### To do
Count how many lines of the data include "this". The answer is that number and nothing else.

### Provided records
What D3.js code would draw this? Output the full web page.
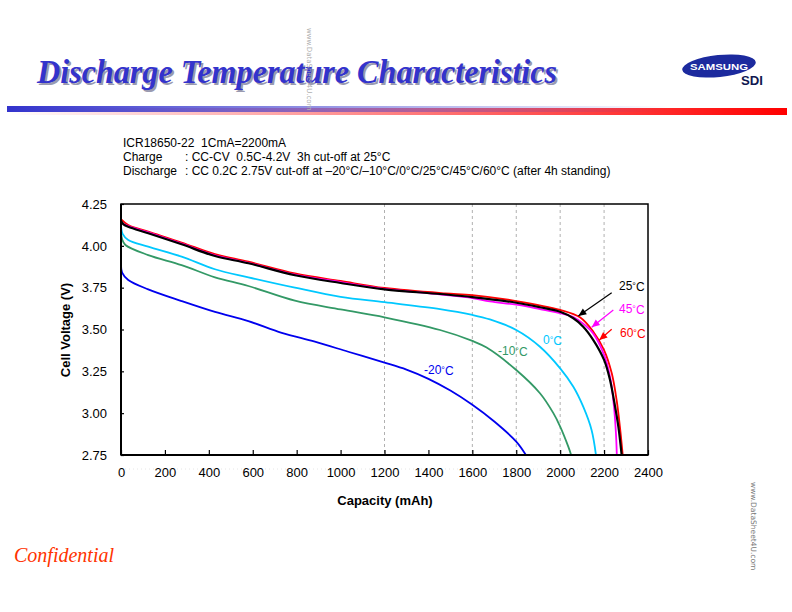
--
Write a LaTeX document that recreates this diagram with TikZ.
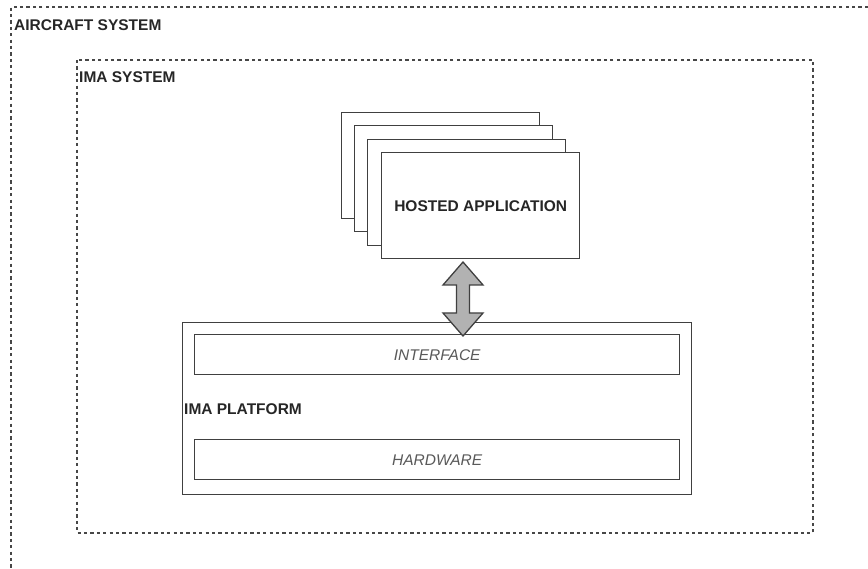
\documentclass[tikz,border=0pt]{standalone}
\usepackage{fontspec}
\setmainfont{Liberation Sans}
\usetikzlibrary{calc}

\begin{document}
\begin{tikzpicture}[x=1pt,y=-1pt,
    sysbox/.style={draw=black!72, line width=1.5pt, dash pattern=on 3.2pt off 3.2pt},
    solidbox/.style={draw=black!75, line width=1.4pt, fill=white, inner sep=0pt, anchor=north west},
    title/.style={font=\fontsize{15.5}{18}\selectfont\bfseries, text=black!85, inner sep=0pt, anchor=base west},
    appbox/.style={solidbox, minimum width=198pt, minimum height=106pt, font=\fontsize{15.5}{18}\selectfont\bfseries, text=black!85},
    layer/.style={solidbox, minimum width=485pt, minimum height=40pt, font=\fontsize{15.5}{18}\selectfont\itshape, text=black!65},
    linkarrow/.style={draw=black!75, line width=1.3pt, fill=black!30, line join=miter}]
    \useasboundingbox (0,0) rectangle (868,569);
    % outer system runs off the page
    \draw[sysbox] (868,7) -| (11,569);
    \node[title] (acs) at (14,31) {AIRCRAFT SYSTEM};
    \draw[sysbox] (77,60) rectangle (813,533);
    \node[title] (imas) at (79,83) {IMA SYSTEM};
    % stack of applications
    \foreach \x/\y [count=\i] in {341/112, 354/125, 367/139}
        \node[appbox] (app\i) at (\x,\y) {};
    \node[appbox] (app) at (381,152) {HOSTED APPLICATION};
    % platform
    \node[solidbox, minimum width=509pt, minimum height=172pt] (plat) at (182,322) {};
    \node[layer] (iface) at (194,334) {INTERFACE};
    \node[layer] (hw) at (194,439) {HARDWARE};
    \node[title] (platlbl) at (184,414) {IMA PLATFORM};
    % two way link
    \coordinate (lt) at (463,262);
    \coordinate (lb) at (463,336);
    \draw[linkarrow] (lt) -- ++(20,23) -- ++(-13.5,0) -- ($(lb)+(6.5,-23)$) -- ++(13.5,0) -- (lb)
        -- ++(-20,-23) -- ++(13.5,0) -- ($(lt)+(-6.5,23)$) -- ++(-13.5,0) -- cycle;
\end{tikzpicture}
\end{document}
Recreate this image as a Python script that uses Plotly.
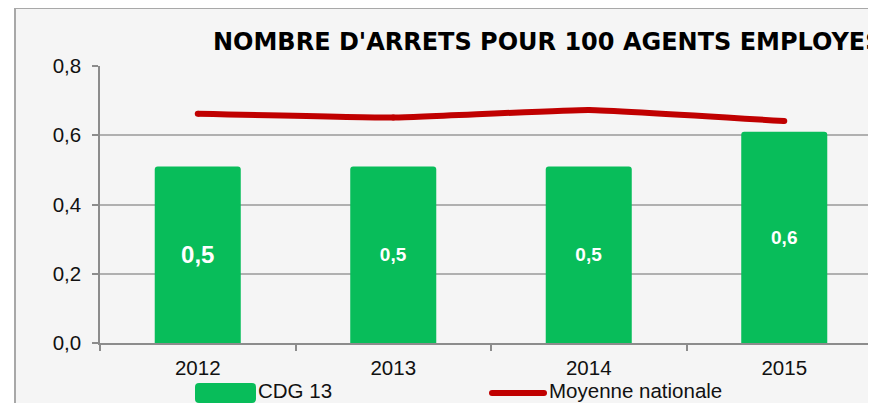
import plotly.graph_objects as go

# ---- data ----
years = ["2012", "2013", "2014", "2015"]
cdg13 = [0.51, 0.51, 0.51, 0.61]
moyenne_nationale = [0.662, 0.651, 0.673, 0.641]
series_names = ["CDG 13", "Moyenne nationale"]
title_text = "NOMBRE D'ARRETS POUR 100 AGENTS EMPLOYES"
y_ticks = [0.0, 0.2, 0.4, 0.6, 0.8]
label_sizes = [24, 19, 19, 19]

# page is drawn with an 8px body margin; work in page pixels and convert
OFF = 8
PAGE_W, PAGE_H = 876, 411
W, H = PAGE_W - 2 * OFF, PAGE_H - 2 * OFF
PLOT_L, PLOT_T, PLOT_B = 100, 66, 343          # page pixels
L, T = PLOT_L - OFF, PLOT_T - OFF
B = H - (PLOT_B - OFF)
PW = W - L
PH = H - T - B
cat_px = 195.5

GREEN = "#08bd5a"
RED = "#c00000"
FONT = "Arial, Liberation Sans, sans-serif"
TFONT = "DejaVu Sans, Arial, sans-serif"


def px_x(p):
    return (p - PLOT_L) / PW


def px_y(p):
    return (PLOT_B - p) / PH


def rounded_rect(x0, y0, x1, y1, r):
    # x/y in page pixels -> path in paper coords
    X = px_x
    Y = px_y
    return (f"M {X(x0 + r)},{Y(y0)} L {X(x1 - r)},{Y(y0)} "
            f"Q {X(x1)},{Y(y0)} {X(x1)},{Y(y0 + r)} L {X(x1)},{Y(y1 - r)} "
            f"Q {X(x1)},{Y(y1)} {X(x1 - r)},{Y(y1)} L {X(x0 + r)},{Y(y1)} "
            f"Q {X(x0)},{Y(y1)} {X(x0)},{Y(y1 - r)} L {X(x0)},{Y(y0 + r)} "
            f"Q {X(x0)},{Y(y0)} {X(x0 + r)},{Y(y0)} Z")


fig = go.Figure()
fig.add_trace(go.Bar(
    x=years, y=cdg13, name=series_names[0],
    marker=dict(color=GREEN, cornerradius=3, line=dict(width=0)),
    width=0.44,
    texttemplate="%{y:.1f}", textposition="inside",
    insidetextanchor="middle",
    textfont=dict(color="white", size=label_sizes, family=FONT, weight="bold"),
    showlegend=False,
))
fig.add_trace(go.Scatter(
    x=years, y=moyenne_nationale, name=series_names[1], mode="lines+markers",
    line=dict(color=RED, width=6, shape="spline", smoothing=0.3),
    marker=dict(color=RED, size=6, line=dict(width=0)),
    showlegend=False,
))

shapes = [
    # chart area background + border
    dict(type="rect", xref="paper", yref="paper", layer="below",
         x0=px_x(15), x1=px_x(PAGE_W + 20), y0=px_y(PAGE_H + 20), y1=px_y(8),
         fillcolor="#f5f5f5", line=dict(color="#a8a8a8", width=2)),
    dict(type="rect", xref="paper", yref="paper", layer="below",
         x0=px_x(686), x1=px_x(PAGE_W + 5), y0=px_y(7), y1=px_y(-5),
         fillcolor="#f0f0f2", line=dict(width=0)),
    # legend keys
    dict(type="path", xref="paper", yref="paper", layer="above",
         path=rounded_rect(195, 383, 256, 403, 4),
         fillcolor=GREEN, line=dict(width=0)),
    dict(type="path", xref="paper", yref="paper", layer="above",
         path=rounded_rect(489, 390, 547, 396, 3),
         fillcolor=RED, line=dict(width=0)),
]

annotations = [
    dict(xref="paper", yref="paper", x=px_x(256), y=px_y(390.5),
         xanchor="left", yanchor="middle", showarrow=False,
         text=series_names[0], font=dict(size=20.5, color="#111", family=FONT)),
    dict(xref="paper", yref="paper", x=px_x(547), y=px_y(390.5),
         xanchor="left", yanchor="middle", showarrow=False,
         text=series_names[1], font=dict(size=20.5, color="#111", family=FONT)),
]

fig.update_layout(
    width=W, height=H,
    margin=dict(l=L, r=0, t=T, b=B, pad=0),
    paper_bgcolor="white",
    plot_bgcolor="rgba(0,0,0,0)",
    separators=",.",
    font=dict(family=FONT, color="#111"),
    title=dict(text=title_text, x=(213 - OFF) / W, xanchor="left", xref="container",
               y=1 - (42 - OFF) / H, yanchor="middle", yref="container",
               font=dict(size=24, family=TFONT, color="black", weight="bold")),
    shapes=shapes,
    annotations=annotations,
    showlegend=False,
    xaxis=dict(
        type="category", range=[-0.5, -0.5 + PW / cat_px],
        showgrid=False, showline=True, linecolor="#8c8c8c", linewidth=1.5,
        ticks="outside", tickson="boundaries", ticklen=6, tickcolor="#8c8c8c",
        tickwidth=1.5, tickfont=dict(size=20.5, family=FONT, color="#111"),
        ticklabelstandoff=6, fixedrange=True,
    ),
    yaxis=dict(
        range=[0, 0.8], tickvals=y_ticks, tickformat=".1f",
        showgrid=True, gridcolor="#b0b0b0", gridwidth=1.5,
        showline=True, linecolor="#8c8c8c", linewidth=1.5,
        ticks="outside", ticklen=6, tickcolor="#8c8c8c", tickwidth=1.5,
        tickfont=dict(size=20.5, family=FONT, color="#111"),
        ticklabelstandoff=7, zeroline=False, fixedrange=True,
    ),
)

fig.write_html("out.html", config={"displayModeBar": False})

### Written solution
3